The Tangata Moni are depicted as falling into one of
two groups: those who have been unable to resist the Tribunal, and those
who continue to live outside the boundaries of the world created by the Tribunal.
It may be that the Tangata Moni rebels are a deliberate part of the Tribunal’s
game (Black Rainbow 238-239); regardless, the rebels do possess an
inherent defiant quality. They are "descendants of ancient Maori rebels and
urbanised Polynesians from the islands, and rebel Pakeha. A mongrel brew"
and "[n]o degree of reordinarination worked with them" (223). In this
claim that defiance is a racial trait linked to Polynesians, not only are
the Tangata Moni cast as warriors for the greater good, they are also puppets,
unable to do anything other than what they are programmed to do: to fight
the system. At the same time, because the Tribunal and its followers are
shown to have created a completely superficial society, those who are the
"True People", who have roots in the land, are more 'real' and more 'natural'.
In the works of Wendt, then, there is a claim of innate
belonging in the new land, a connection that is far stronger than that claimed
by either Kightley or Pule. This difference in approach is reinforced by
the expressed attitude of the various characters to the two main ethnic groups
that the Islanders confront in New Zealand: Maori and Pakeha.
In contrast, while both Maori and Pakeha people are described in the works
of Pule, no great distinction is made between them in terms of socio-economic
standing, nor between them and the islanders. Poverty is shown to affect
them all. The non-Niueans are distinguished only (and importantly) by the
fact that they are not Niuean.
In Kightley’s Dawn Raids, race's importance
is highlighted, but the racism that is implicit in the decision to conduct
the dawn raids is attributed not to any particular ethnic group, but to the
"government". All resentment is reserved for this nebulous institution or
for undefined "others". "I’m not talking about you lot," Hugh says to his
Samoan friends, "you guys are part of this country now, you’re all Kiwis
now, nah I’m talking about the others" (27). Comments such as To'aga's
statement that "we are all oppressed indigenous peoples," (Dawn Raids
12) suggest an ongoing battle between coloniser and colonised. In Wendt,
however, the racial politics take on a much more serious tone.

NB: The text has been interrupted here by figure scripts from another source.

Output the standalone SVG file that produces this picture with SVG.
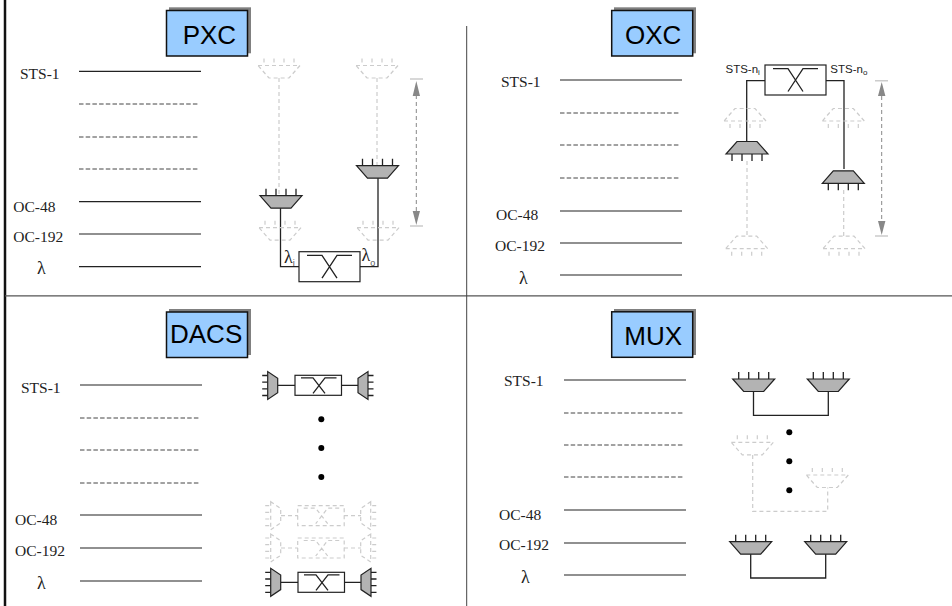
<svg xmlns="http://www.w3.org/2000/svg" width="952" height="606" viewBox="0 0 952 606">
<style>
.s{stroke:#222;stroke-width:1.3;fill:none}
.f{stroke:#ccc;stroke-width:1.2;fill:none;stroke-dasharray:4 3}
.l{stroke:#222;stroke-width:1.2;fill:none}
.d{stroke:#444;stroke-width:1;fill:none;stroke-dasharray:4.500 2.200}
.t{font-family:"Liberation Serif",serif;font-size:15.500px;fill:#222}
.big{font-size:18px}
.h{font-family:"Liberation Sans",Arial,sans-serif;font-size:26px;fill:#000}
.n{font-family:"Liberation Sans",Arial,sans-serif;font-size:11.500px;fill:#222}
.sub{font-size:8px}
.lam{font-family:"Liberation Serif",serif;font-size:18px;fill:#222}
.ls{font-family:"Liberation Sans",sans-serif;font-size:9px;fill:#555}
.tb{fill:#99ccff;stroke:#111;stroke-width:1.500}
.sh{fill:#808080}
.dot{fill:#000}
.ar{fill:#888}
.tick{stroke:#ccc;stroke-width:1.500}
.al{stroke:#888;stroke-width:1;stroke-dasharray:4 3}
</style>
<defs>
<g id="md"><path d="M-15-7V0M-5-7V0M5-7V0M15-7V0" class="s"/><path d="M-21 0H21L10 12.500H-10Z" fill="#b3b3b3" stroke="#222" stroke-width="1.200"/></g>
<g id="mdf"><path d="M-15-7V-2M-5-7V-2M5-7V-2M15-7V-2" class="f"/><path d="M-21 0H21L10 12.500H-10Z" class="f"/></g>
<g id="mu"><path d="M-15 7V0M-5 7V0M5 7V0M15 7V0" class="s"/><path d="M-21 0H21L10-12.500H-10Z" fill="#b3b3b3" stroke="#222" stroke-width="1.200"/></g>
<g id="muf"><path d="M-15 7V2M-5 7V2M5 7V2M15 7V2" class="f"/><path d="M-21 0H21L10-12.500H-10Z" class="f"/></g>
<g id="ml"><path d="M-5.500-10H0M-5.500-3.300H0M-5.500 3.300H0M-5.500 10H0" class="s"/><path d="M0-14V14L10 7.300V-7.300Z" fill="#b3b3b3" stroke="#222" stroke-width="1.200"/></g>
<g id="mr"><path d="M5.500-10H0M5.500-3.300H0M5.500 3.300H0M5.500 10H0" class="s"/><path d="M0-14V14L-10 7.300V-7.300Z" fill="#b3b3b3" stroke="#222" stroke-width="1.200"/></g>
<g id="mlf"><path d="M-5.500-10H-1M-5.500-3.300H-1M-5.500 3.300H-1M-5.500 10H-1" class="f"/><path d="M0-14V14L10 7.300V-7.300Z" class="f"/></g>
<g id="mrf"><path d="M5.500-10H1M5.500-3.300H1M5.500 3.300H1M5.500 10H1" class="f"/><path d="M0-14V14L-10 7.300V-7.300Z" class="f"/></g>
<g id="sw"><rect width="61" height="30" fill="#fff" stroke="#222" stroke-width="1.200"/><path d="M8 3.600H23L38 26.500M53 3.600H38L23 26.500" class="s"/></g>
<g id="ss"><rect width="46.500" height="20" fill="#fff" stroke="#222" stroke-width="1.200"/><path d="M6 2.500H18L30 18M41.500 2.500H30L18 18" class="s"/></g>
<g id="ssf"><rect width="46.500" height="20" class="f"/><path d="M6 2.500H18L30 18M41.500 2.500H30L18 18" class="f"/></g>
</defs>

<g id="frame">
<path d="M5 0V606" stroke="#111" stroke-width="2.500"/>
<path d="M5 295.800H952" stroke="#555" stroke-width="1.300"/>
<path d="M466.700 26V606" stroke="#444" stroke-width="1"/>
</g>

<g id="PXC-title"><rect class="sh" x="169" y="7.300" width="82" height="46"/><rect class="tb" x="166.500" y="10.500" width="81" height="45.500"/><text class="h" x="182.700" y="43.700">PXC</text></g>
<g id="OXC-title"><rect class="sh" x="614" y="7.300" width="82" height="46"/><rect class="tb" x="611.700" y="10.500" width="81" height="45.500"/><text class="h" x="625" y="43.700">OXC</text></g>
<g id="DACS-title"><rect class="sh" x="169" y="309" width="82" height="46"/><rect class="tb" x="166.500" y="312" width="81" height="45.500"/><text class="h" x="170" y="342.700">DACS</text></g>
<g id="MUX-title"><rect class="sh" x="614" y="309" width="82" height="46"/><rect class="tb" x="611.700" y="311.800" width="81" height="45.500"/><text class="h" x="624.300" y="345">MUX</text></g>

<g id="scales">
<path class="l" d="M79 71.300H201M79 201.700H201M79 234H201M79 266.700H201"/>
<path class="d" d="M79 104H198M79 137H198M79 169H198"/>
<path class="l" d="M560 80H682M560 211H682M560 243H682M560 275H682"/>
<path class="d" d="M560 113H680M560 145H680M560 178H680"/>
<path class="l" d="M80 385H202M80 515H202M80 548H202M80 581H202"/>
<path class="d" d="M80 418H199M80 450H199M80 483H199"/>
<path class="l" d="M564 380H686M564 510H686M564 543H686M564 575H686"/>
<path class="d" d="M564 413H683M564 445H683M564 477H683"/>
</g>
<g id="scale-labels">
<text class="t" x="20" y="79">STS-1</text><text class="t" x="13.300" y="212">OC-48</text><text class="t" x="13.300" y="242">OC-192</text><text class="t big" x="37" y="274">λ</text>
<text class="t" x="501" y="87">STS-1</text><text class="t" x="496" y="220">OC-48</text><text class="t" x="495" y="251">OC-192</text><text class="t big" x="519" y="284">λ</text>
<text class="t" x="21" y="393">STS-1</text><text class="t" x="15" y="525">OC-48</text><text class="t" x="15" y="556">OC-192</text><text class="t big" x="37" y="589">λ</text>
<text class="t" x="504" y="386">STS-1</text><text class="t" x="499" y="520">OC-48</text><text class="t" x="499" y="550">OC-192</text><text class="t big" x="521" y="583">λ</text>
</g>

<g id="connectors">
<path class="f" d="M279 78V195M377 78V165M747 161V236M843.700 190V236M752.700 455V511.300H827.700V487.500"/>
<path class="s" d="M280.500 208V266.700H299M378 178V266.700H360M765 80.700H746.700V142M826 80.700H844V169"/>
<path class="s" d="M277.700 385.300H295M341.700 385.300H358.300M281 582.300H298M344 582.300H361"/>
<path class="f" d="M281 515.700H298M344 515.700H361M281 548H298M344 548H361"/>
<path class="s" d="M753.500 391.700V415.300H828.300V391.700M750.700 554V578H825.700V554"/>
</g>

<g id="pxc-nodes">
<use href="#mdf" x="279" y="65.500"/><use href="#mdf" x="377" y="65.500"/>
<use href="#mdf" x="280" y="227.700"/><use href="#mdf" x="378" y="227.700"/>
<use href="#md" x="281" y="195.700"/><use href="#md" x="377.500" y="165.700"/>
<use href="#sw" x="299" y="251.700"/>
<text class="lam" x="284" y="263">λ<tspan class="ls" dy="3">i</tspan></text>
<text class="lam" x="361.500" y="261">λ<tspan class="ls" dy="5">o</tspan></text>
</g>
<g id="pxc-range">
<path class="al" d="M416.300 95V212"/><path class="tick" d="M410 79H423M410 226H423"/>
<path class="ar" d="M416.300 81L420 96H412.700ZM416.300 225L420 211H412.700Z"/>
</g>

<g id="oxc-nodes">
<use href="#muf" x="745" y="121"/><use href="#muf" x="843.300" y="121"/>
<use href="#muf" x="746.700" y="248.700"/><use href="#muf" x="844" y="248.700"/>
<use href="#mu" x="747" y="154"/><use href="#mu" x="843.300" y="183.300"/>
<use href="#sw" x="765" y="65"/>
<text class="n" x="725.500" y="73">STS-n<tspan class="sub" dy="2">i</tspan></text>
<text class="n" x="830.300" y="73">STS-n<tspan class="sub" dy="2">o</tspan></text>
</g>
<g id="oxc-range">
<path class="al" d="M881.700 96V222"/><path class="tick" d="M875 80.700H888M875 236H888"/>
<path class="ar" d="M881.700 82L885.400 96H878ZM881.700 235L885.400 221H878Z"/>
</g>

<g id="dacs-nodes">
<use href="#ml" x="267.700" y="385.500"/><use href="#ss" x="295" y="375.300"/><use href="#mr" x="368" y="385.500"/>
<use href="#mlf" x="270.700" y="515.700"/><use href="#ssf" x="297.700" y="505.700"/><use href="#mrf" x="370.700" y="515.700"/>
<use href="#mlf" x="270.700" y="548"/><use href="#ssf" x="297.700" y="538"/><use href="#mrf" x="370.700" y="548"/>
<use href="#ml" x="270.700" y="582.300"/><use href="#ss" x="298" y="572.300"/><use href="#mr" x="371" y="582.300"/>
<circle class="dot" cx="321.300" cy="419.300" r="3"/><circle class="dot" cx="321.300" cy="448" r="3"/><circle class="dot" cx="321.300" cy="477" r="3"/>
</g>

<g id="mux-nodes">
<use href="#md" x="753.700" y="379"/><use href="#md" x="828.300" y="379"/>
<use href="#mdf" x="752.300" y="442.300"/><use href="#mdf" x="827.300" y="475"/>
<use href="#md" x="750.700" y="541.700"/><use href="#md" x="825.700" y="541.700"/>
<circle class="dot" cx="789.300" cy="432.300" r="3"/><circle class="dot" cx="789.300" cy="461.300" r="3"/><circle class="dot" cx="789.300" cy="490.300" r="3"/>
</g>
</svg>
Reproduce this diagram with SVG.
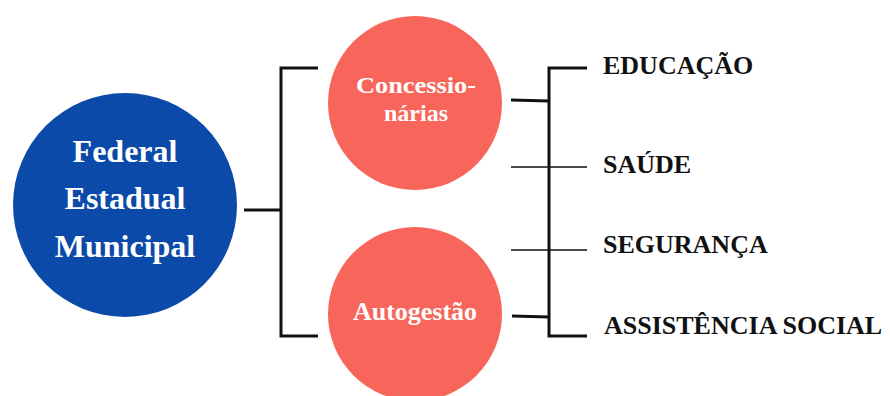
<svg xmlns="http://www.w3.org/2000/svg" width="890" height="396" viewBox="0 0 890 396">
<style>
.t{font-family:"Liberation Serif","Times New Roman",serif;font-weight:bold}
.w{fill:#fff}
.k{fill:#111;font-size:26px}
.thick{stroke:#111;stroke-width:3;fill:none}
.thin{stroke:#111;stroke-width:1.5;fill:none}
</style>
<rect width="890" height="396" fill="#fff"/>
<g id="connectors">
<path class="thick" d="M244 210H281M318 68H281V336H318"/>
<path class="thick" d="M587 68H549V336H587M511 100L549 101M512 316L549 317"/>
<path class="thin" d="M511 167H587M511 250H587"/>
</g>
<g id="gov">
<circle cx="125" cy="205" r="112" fill="#0B4AA8"/>
<text class="t w" font-size="32" text-anchor="middle"><tspan x="125" y="162">Federal</tspan><tspan x="125" y="209">Estadual</tspan><tspan x="125" y="257">Municipal</tspan></text>
</g>
<g id="concessionarias">
<circle cx="415" cy="103" r="87" fill="#F8655A"/>
<text class="t w" font-size="24" text-anchor="middle"><tspan x="416" y="93" textLength="120" lengthAdjust="spacingAndGlyphs">Concessio-</tspan><tspan x="416" y="121">nárias</tspan></text>
</g>
<g id="autogestao">
<circle cx="415" cy="314" r="87" fill="#F8655A"/>
<text class="t w" font-size="26" text-anchor="middle" x="415" y="320">Autogestão</text>
</g>
<g id="educacao"><text class="t k" x="603" y="74">EDUCAÇÃO</text></g>
<g id="saude"><text class="t k" x="603" y="173">SAÚDE</text></g>
<g id="seguranca"><text class="t k" x="603" y="253">SEGURANÇA</text></g>
<g id="assistencia"><text class="t k" x="604" y="334">ASSISTÊNCIA SOCIAL</text></g>
</svg>
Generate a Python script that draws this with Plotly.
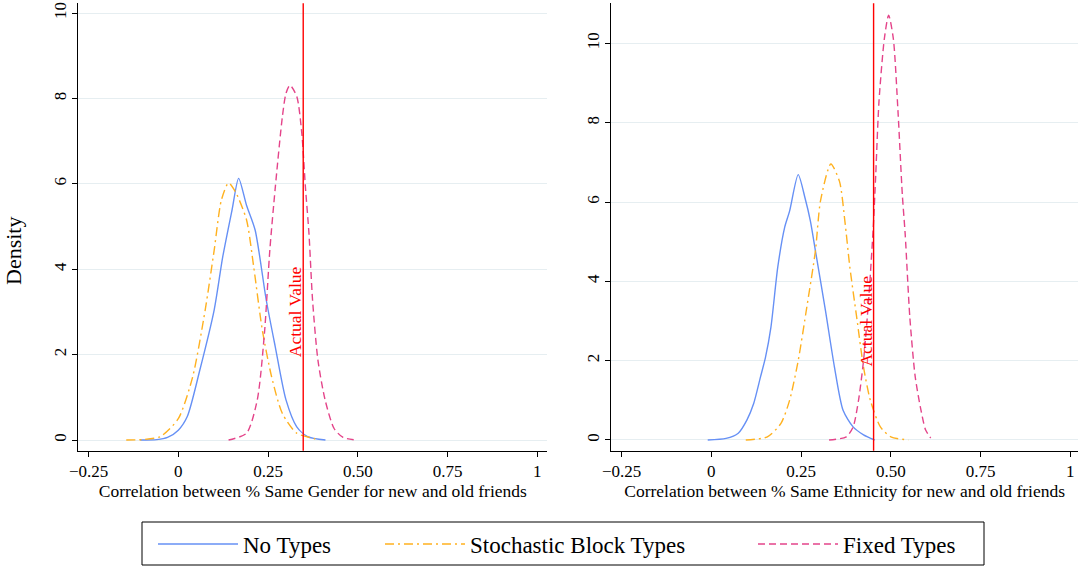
import plotly.graph_objects as go

# ---------------- data ----------------
# Gender panel
gender_none_x = [-0.106, -0.06, -0.03, 0.0, 0.025, 0.06, 0.10, 0.124, 0.15, 0.168, 0.19, 0.214, 0.245, 0.27, 0.30, 0.33, 0.36, 0.41]
gender_none_y = [0, 0.01, 0.06, 0.23, 0.55, 1.64, 3.05, 4.3, 5.4, 6.13, 5.5, 4.92, 3.28, 2.19, 0.94, 0.31, 0.08, 0.0]
gender_sbm_x = [-0.145, -0.1, -0.05, 0.0, 0.04, 0.075, 0.10, 0.12, 0.14, 0.16, 0.19, 0.21, 0.234, 0.26, 0.29, 0.33, 0.38, 0.39]
gender_sbm_y = [0, 0.01, 0.08, 0.5, 1.48, 3.05, 4.45, 5.62, 6.02, 5.8, 5.16, 4.06, 2.58, 1.48, 0.62, 0.16, 0.03, 0.0]
gender_fixed_x = [0.14, 0.19, 0.22, 0.24, 0.255, 0.27, 0.29, 0.30, 0.311, 0.33, 0.344, 0.354, 0.364, 0.374, 0.389, 0.409, 0.434, 0.459, 0.494]
gender_fixed_y = [0, 0.16, 0.94, 2.5, 4.45, 5.9, 7.58, 8.12, 8.31, 8.05, 7.19, 5.94, 4.84, 3.28, 1.87, 0.94, 0.27, 0.06, 0]
gender_actual = 0.348

# Ethnicity panel
eth_none_x = [-0.01, 0.041, 0.075, 0.099, 0.118, 0.137, 0.151, 0.166, 0.185, 0.204, 0.218, 0.242, 0.261, 0.276, 0.29, 0.318, 0.343, 0.367, 0.395, 0.424, 0.455]
eth_none_y = [0, 0.04, 0.17, 0.5, 0.92, 1.59, 2.09, 2.84, 4.35, 5.35, 5.77, 6.69, 6.1, 5.52, 4.77, 3.26, 1.84, 0.75, 0.33, 0.13, 0]
eth_sbm_x = [0.096, 0.156, 0.194, 0.218, 0.242, 0.266, 0.29, 0.304, 0.333, 0.357, 0.372, 0.386, 0.405, 0.424, 0.443, 0.471, 0.5, 0.549]
eth_sbm_y = [0, 0.08, 0.42, 1.0, 2.0, 3.35, 4.77, 6.02, 6.96, 6.52, 5.52, 4.35, 3.09, 1.84, 1.0, 0.33, 0.08, 0]
eth_fixed_x = [0.328, 0.376, 0.395, 0.41, 0.424, 0.438, 0.451, 0.458, 0.467, 0.482, 0.494, 0.507, 0.52, 0.532, 0.54, 0.553, 0.568, 0.584, 0.597, 0.611]
eth_fixed_y = [0, 0.08, 0.33, 1.0, 2.0, 3.51, 5.35, 6.69, 8.53, 10.12, 10.71, 10.12, 8.28, 6.19, 5.19, 3.09, 1.59, 0.75, 0.25, 0.05]
eth_actual = 0.452

series_names = ["No Types", "Stochastic Block Types", "Fixed Types"]
x_tick_vals = [-0.25, 0, 0.25, 0.5, 0.75, 1]
x_tick_text = ["\u22120.25", "0", "0.25", "0.50", "0.75", "1"]
y_tick_vals = [0, 2, 4, 6, 8, 10]
x_titles = ["Correlation between % Same Gender for new and old friends",
            "Correlation between % Same Ethnicity for new and old friends"]

# ---------------- style / layout ----------------
W, H = 1078, 568
OFF = 0  # page body margin is removed by the post script below


def px(sx):
    return (sx - OFF) / W


def py(sy):
    return 1 - (sy - OFF) / H


FONT = "Liberation Serif"
colors = ["#6690F5", "#FFB11F", "#E4448A"]
dashes = ["solid", "9px,4px,2px,4px", "7px,4px"]
GRID = "#E6EEF1"

fig = go.Figure()

panels = [
    ("x", "y", [gender_none_x, gender_sbm_x, gender_fixed_x], [gender_none_y, gender_sbm_y, gender_fixed_y], gender_actual),
    ("x2", "y2", [eth_none_x, eth_sbm_x, eth_fixed_x], [eth_none_y, eth_sbm_y, eth_fixed_y], eth_actual),
]
legend_ids = ["legend", "legend2", "legend3"]

for pi, (xa, ya, xs, ys, actual) in enumerate(panels):
    for si in range(3):
        fig.add_trace(go.Scatter(
            x=xs[si], y=ys[si], mode="lines", xaxis=xa, yaxis=ya,
            name=series_names[si],
            line=dict(color=colors[si], width=1.4, dash=dashes[si], shape="spline", smoothing=0.7),
            showlegend=(pi == 0), legend=legend_ids[si],
        ))
    fig.add_shape(type="line", xref=xa, yref=ya + " domain",
                  x0=actual, x1=actual, y0=0, y1=1,
                  line=dict(color="#FF0000", width=1.4))
    fig.add_annotation(x=actual, y=3, xref=xa, yref=ya, text="Actual Value",
                       textangle=-90, showarrow=False, xshift=-8, xanchor="center",
                       font=dict(family=FONT, size=17.5, color="#FF0000"))

ybot = py(450.7)
ytop = py(3.3)
common_x = dict(tickvals=x_tick_vals, ticktext=x_tick_text, ticks="outside", ticklen=5,
                tickcolor="black", showline=True, linecolor="black", linewidth=1,
                showgrid=False, zeroline=False, automargin=False, ticklabeloverflow="allow",
                tickfont=dict(family=FONT, size=17, color="black"),
                title_font=dict(family=FONT, size=17.5, color="black"), title_standoff=2)
common_y = dict(tickvals=y_tick_vals, ticks="outside", ticklen=5, tickcolor="black",
                showline=True, linecolor="black", linewidth=1, showgrid=True, gridcolor=GRID,
                gridwidth=1, zeroline=False, tickangle=-90, automargin=False,
                ticklabeloverflow="allow",
                tickfont=dict(family=FONT, size=17, color="black"))

fig.update_layout(
    width=W, height=H, margin=dict(l=0, r=0, t=0, b=0, autoexpand=False),
    plot_bgcolor="white", paper_bgcolor="white",
    xaxis=dict(domain=[px(78.3), px(547.3)], range=[-0.2786, 1.028], anchor="y",
               title_text=x_titles[0], **common_x),
    yaxis=dict(domain=[ybot, ytop], range=[-0.25, 10.23], anchor="x", **common_y),
    xaxis2=dict(domain=[px(611.3), 1.0], range=[-0.2786, 1.0214], anchor="y2",
                title_text=x_titles[1], **common_x),
    yaxis2=dict(domain=[ybot, ytop], range=[-0.27, 11.01], anchor="x2", **common_y),
)

# "Density" label
fig.add_annotation(x=px(13), y=py(251), xref="paper", yref="paper", text="Density",
                   textangle=-90, showarrow=False, xanchor="center", yanchor="middle",
                   font=dict(family=FONT, size=22, color="black"))

# legends (one per entry so each can sit where the reference puts it)
leg_y = py(544)
text_starts = [243, 470, 843]
ITEMW = 80
common_leg = dict(orientation="h", yanchor="middle", xanchor="left", itemwidth=ITEMW,
                  font=dict(family=FONT, size=23, color="black"), bgcolor="rgba(0,0,0,0)",
                  borderwidth=0)
fig.update_layout(
    legend=dict(x=px(text_starts[0] - ITEMW - 10), y=leg_y, **common_leg),
    legend2=dict(x=px(text_starts[1] - ITEMW - 10), y=leg_y, **common_leg),
    legend3=dict(x=px(text_starts[2] - ITEMW - 10), y=leg_y, **common_leg),
)
fig.add_shape(type="rect", xref="paper", yref="paper",
              x0=px(142), x1=px(984), y0=py(565), y1=py(522),
              line=dict(color="black", width=1), fillcolor="rgba(0,0,0,0)")

fig.write_html("out.html", config={"displayModeBar": False},
               post_script="document.body.style.margin='0';document.body.style.overflow='hidden';")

In Sons for the Return Home, Pakeha New Zealand
life is contrasted unfavourably with the life of Samoans both in Samoa and
in New Zealand. Reference is also made to Maori, with the protagonist’s attitude
moving from disdain towards a feeling of understanding and empathy. In the
later Ola, the hero is shown to empathise with not only Maori but
all oppressed peoples, and Pakeha are shown as being largely on the side
of the oppressors. Finally, in Black Rainbow, the division between
Maori/Pacific Islanders and the white colonising force is very clearly defined.
Juniper Ellis argues that Wendt’s work, in particular
Black Rainbow, promotes the idea that "there is no cultural purity
or isolation, but instead collisions of admittedly asymmetric cultures that
modify one another in unpredictable ways" (108) [i]. However, what is depicted in Black Rainbow
is one culture trying to eliminate, rather than modify, other cultures.
In opposition to the Tribunal are the Tangata Moni, comprised essentially
of one racial group (though an amalgamation of similar cultures), that is
said to share an ineradicable trait of rebelliousness. The lines here seem
to be very clearly drawn.
[i] Ellis,
Juniper. "A Postmodernism of Resistance: Albert Wendt’s Black Rainbow."
ARIEL: A Review of International English Literature 25.4 (1994): 101-114.